On November 27, Our Lady again appeared to Sister Catherine in the same chapel, in the form of a picture and as it were standing on a globe with shafts of light streaming from her hands towards it, surrounded by the words: "O Mary, conceived free from sin, pray for us who have recourse to thee!" Then the picture turned about, and sister Catherine saw on the reverse side a capital M, with a cross above it and two hearts, one crowned with thorns and the other pierced with a sword, below. And she seemed to herself to hear a voice telling her to have a medal struck representing these things, and promising that all who wore it with devotion should receive great graces by the intercession of the Mother of God. This or a similar vision was repeated in the following month and on several other occasions up to September 1831.

Sister Catherine confided in her confessor, and he, after making very careful investigations, was given permission by the archbishop of Paris, to have the medal struck. In June 1832 the first 1500 were issued. Originally called the “Medal of the Immaculate Conception”, it later became known to Catholics throughout the world as "miraculous".
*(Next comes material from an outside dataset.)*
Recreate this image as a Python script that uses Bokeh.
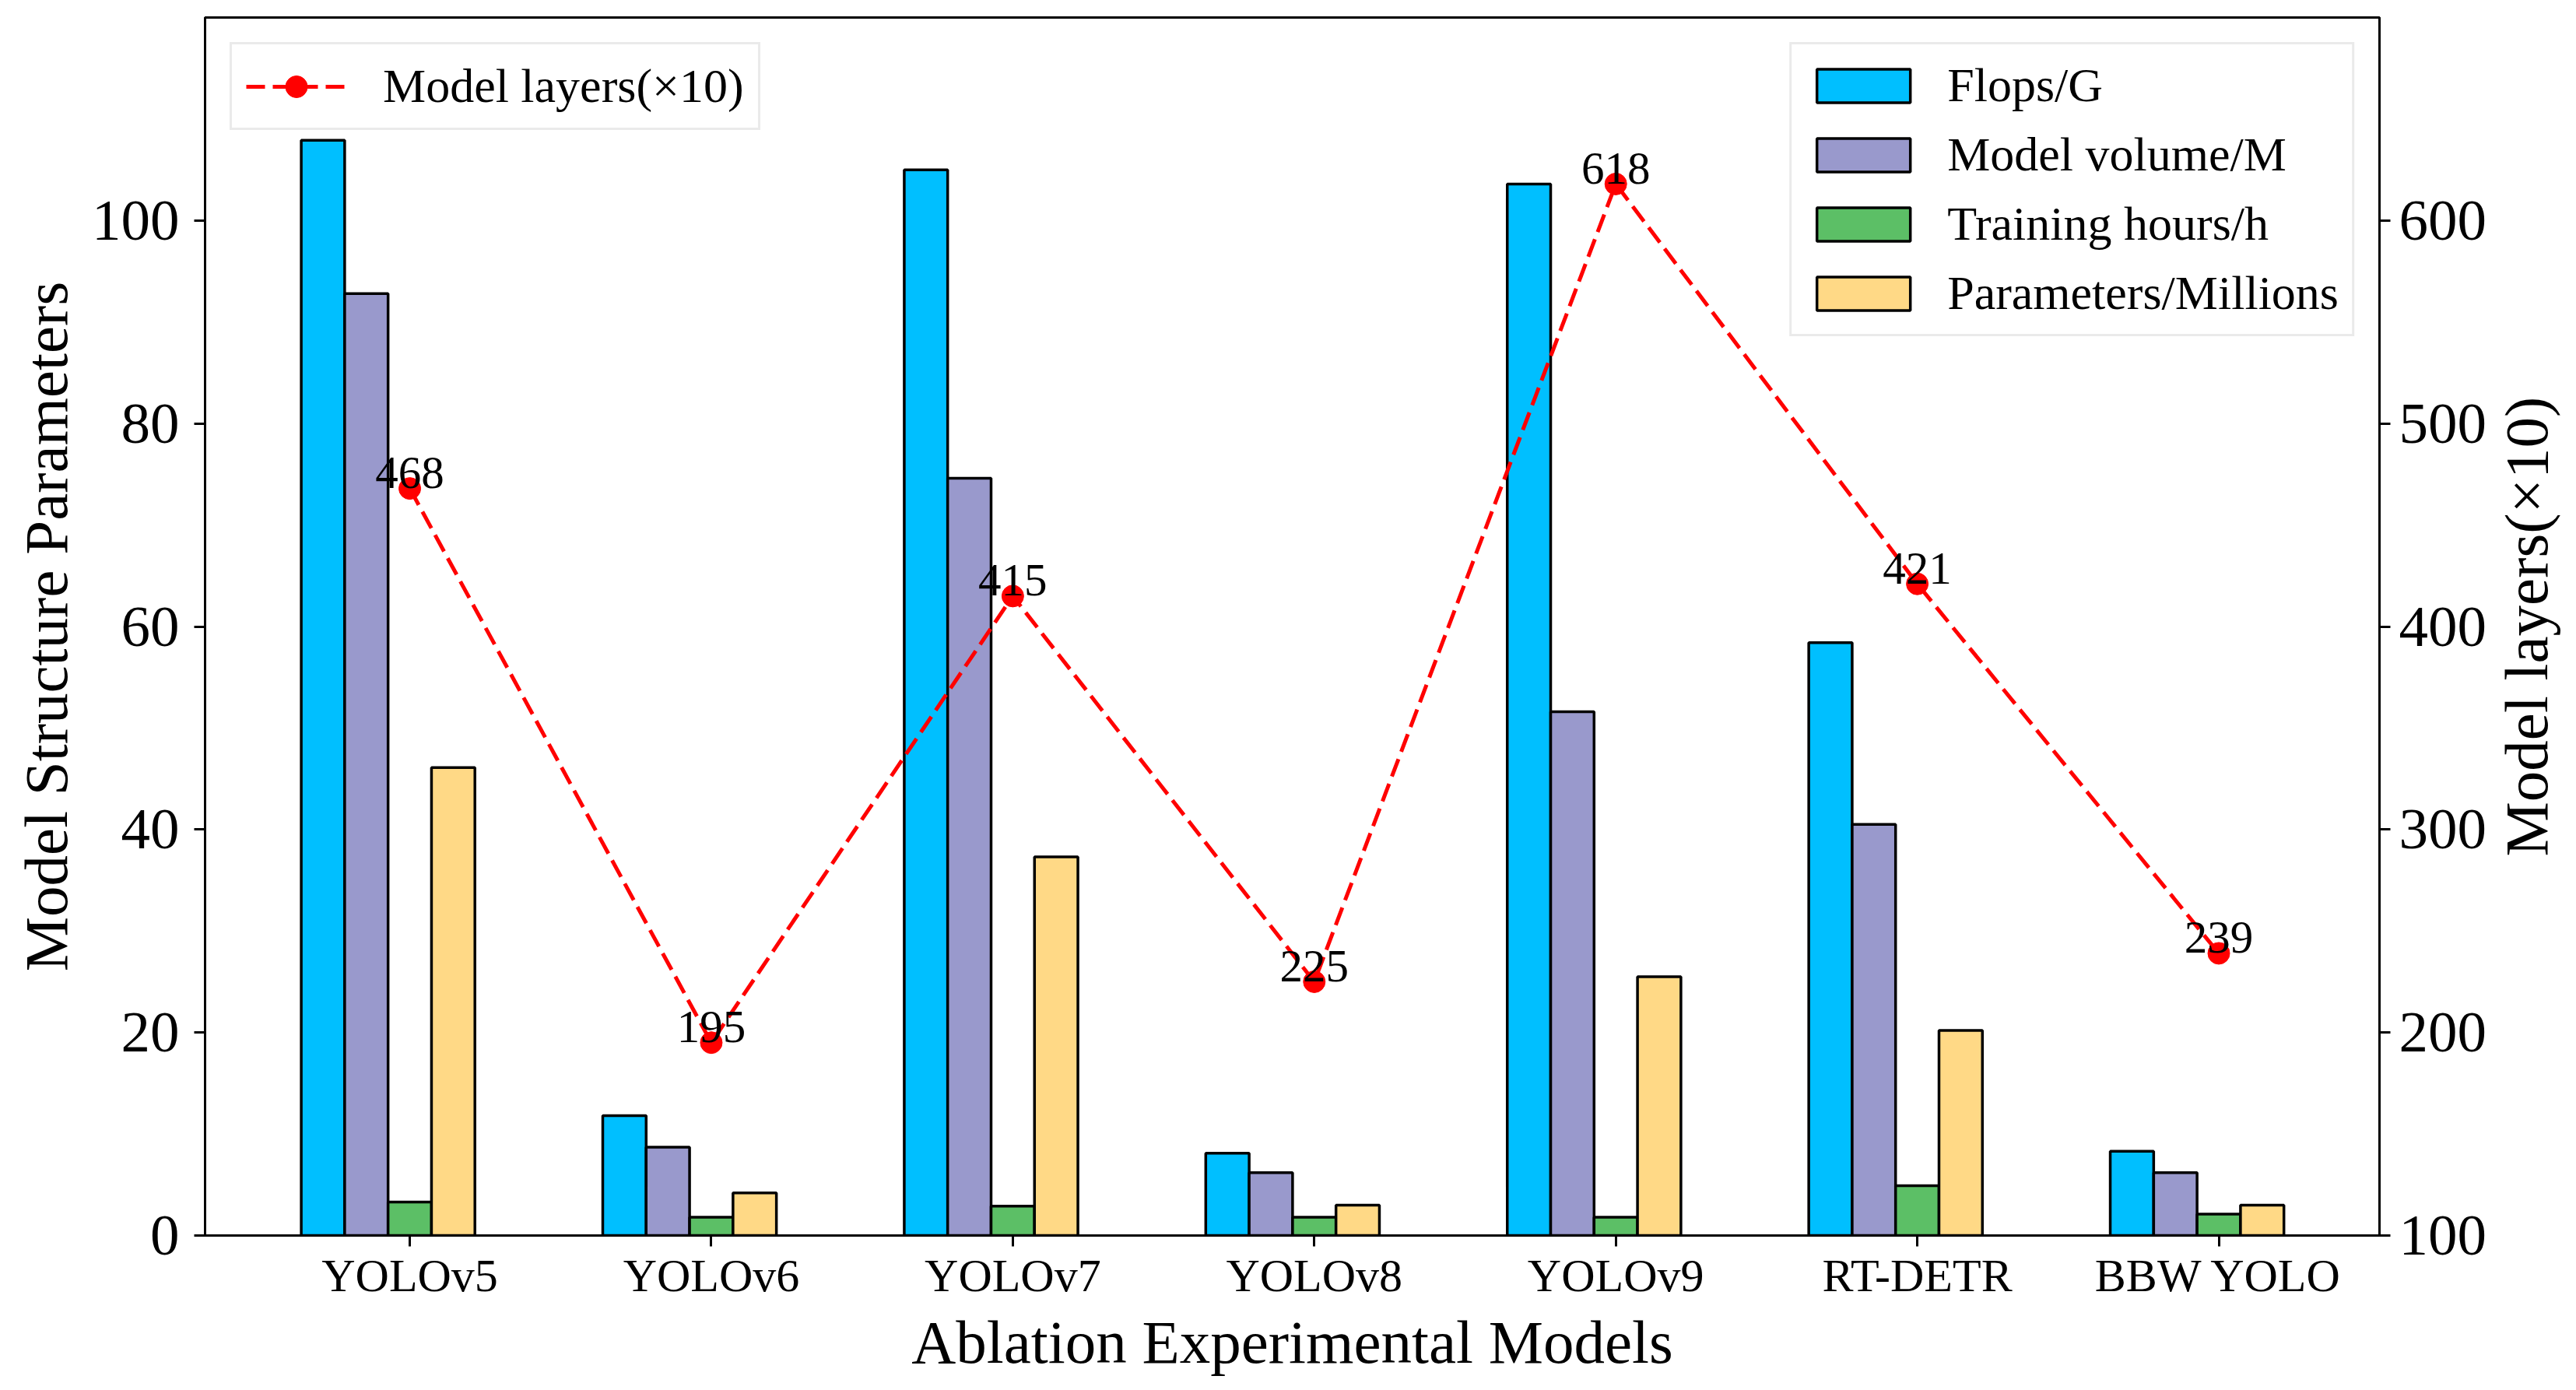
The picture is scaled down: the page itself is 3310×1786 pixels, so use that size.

The archbishop of Paris instituted a canonical inquiry into the alleged visions in 1836. The precautions she had taken to keep herself unknown, the promise she had wrung from her confessor not to tell anybody who she was, the secrecy she had kept towards everyone except her confessor, her constant unwillingness to appear before an ecclesiastical authority, account for this inquiry not being extended to the young sister herself. The tribunal decided in favor of the authenticity of the visions, taking into consideration the circumstances, the character of the sister concerned, and the prudent and level-headedness of her confessor.

The popularity of the medal increased daily, especially after the conversion of Alphonse Ratisbonne in 1842. He was a Jew who, having reluctantly agreed to wear the medal, and then consequently received a vision of our Lady in the church of Sant' Andrea delle Frate at Rome, whereupon he became a Christian and was later ordained a priest and became founder of a religious congregation, the Fathers and Sisters of Zion.

I met Zachary King in Wichita. He was a Baptist man who became a satanic high priest and through the miraculous medal. As a satanic high priest he assisted with and did abortions. However, one day someone gave him a miraculous medal and the moment he took it, he immediately had a vision of the Virgin Mary. At that moment, he gave up being a satanic follower and also knew he had to become Catholic. He became Catholic and since goes around giving talks throughout the United States warning people about the danger of the occult and satanism and also speaks about the power of the miraculous medal.

When I went on vacation to South Dakota a few years ago, as I was walking out of my motel room, a man was painting the exterior of the building. He walked up to me and said, “I used to be Catholic. After some discussion, I invited him to return to the Church and go to confession.” He said, “I will never go to confession. I don’t believe in it.” I handed him a miraculous medal and told him I would pray for him. He put it around his neck. The next day, when I returned to my motel, he walked up to me and said he wanted to return to Mass and said he wanted to go to confession.

The power of miraculous medal is amazing. I have also seen how Our Lady uses the medal in parishes to bring back fallen away Catholics. So, if you know of anyone who is fallen away or who is not living a good lifestyle. Give them a miraculous medal and ask them to wear it. Its an innocent little medal, but Our Lady uses it in a powerful way.

This vision of Ratisbonne was also subject of a canonical inquiry and the reports of this were extensively used in the process of beatification of Catherine Labouré, of whose personal life very little is recorded. Her Superiors spoke of her as "rather insignificant", "matter-of-fact and unexcitable", "cold, almost apathetic".

From 1831 until her death on December 31, 1876, she lived unobtrusively among the community as portress, in charge of the poultry, and looking after the aged. Not until eight months before her death, did she speak to anyone except her confessor of the extraordinary graces she had received, and then she revealed them only to her superior. Her funeral was the occasion of an outburst of popular veneration, and a child of twelve, crippled from birth was instantaneously cured at her grave. St. Catherine Labouré was canonized in 1947, and Nov. 28th was appointed as her feast day. Today, her body is incorrupt is encased in glass.

When we think of the saints, we often forget that they were ordinary people, who lived extra ordinary lives, often times in a hidden way. Their lives were simple, yet profound.

I would like to close with a quote from St. Catherine on the subject of prayer. St. Catherine once said, "Whenever I go to the chapel, I put myself in the presence of our good Lord, and I say to him, Lord I am here. Tell me what you would have me to do. If He gives me some task, I am content and I thank him. If He gives me nothing, I still thank Him since I do not deserve to receive anything more than that. And then, I tell God everything that is in my heart. I tell him about my pains and joys, and then I listen. If you listen, God will also speak to you, for with the good Lord, you have to both speak and listen. God always speaks to you when you approach Him plainly and simply. "

Today may we strive to do as St. Catherine Laboure in prayer, to approach God plainly and simply, knowing if we speak to Him and if we listen, He will speak to us.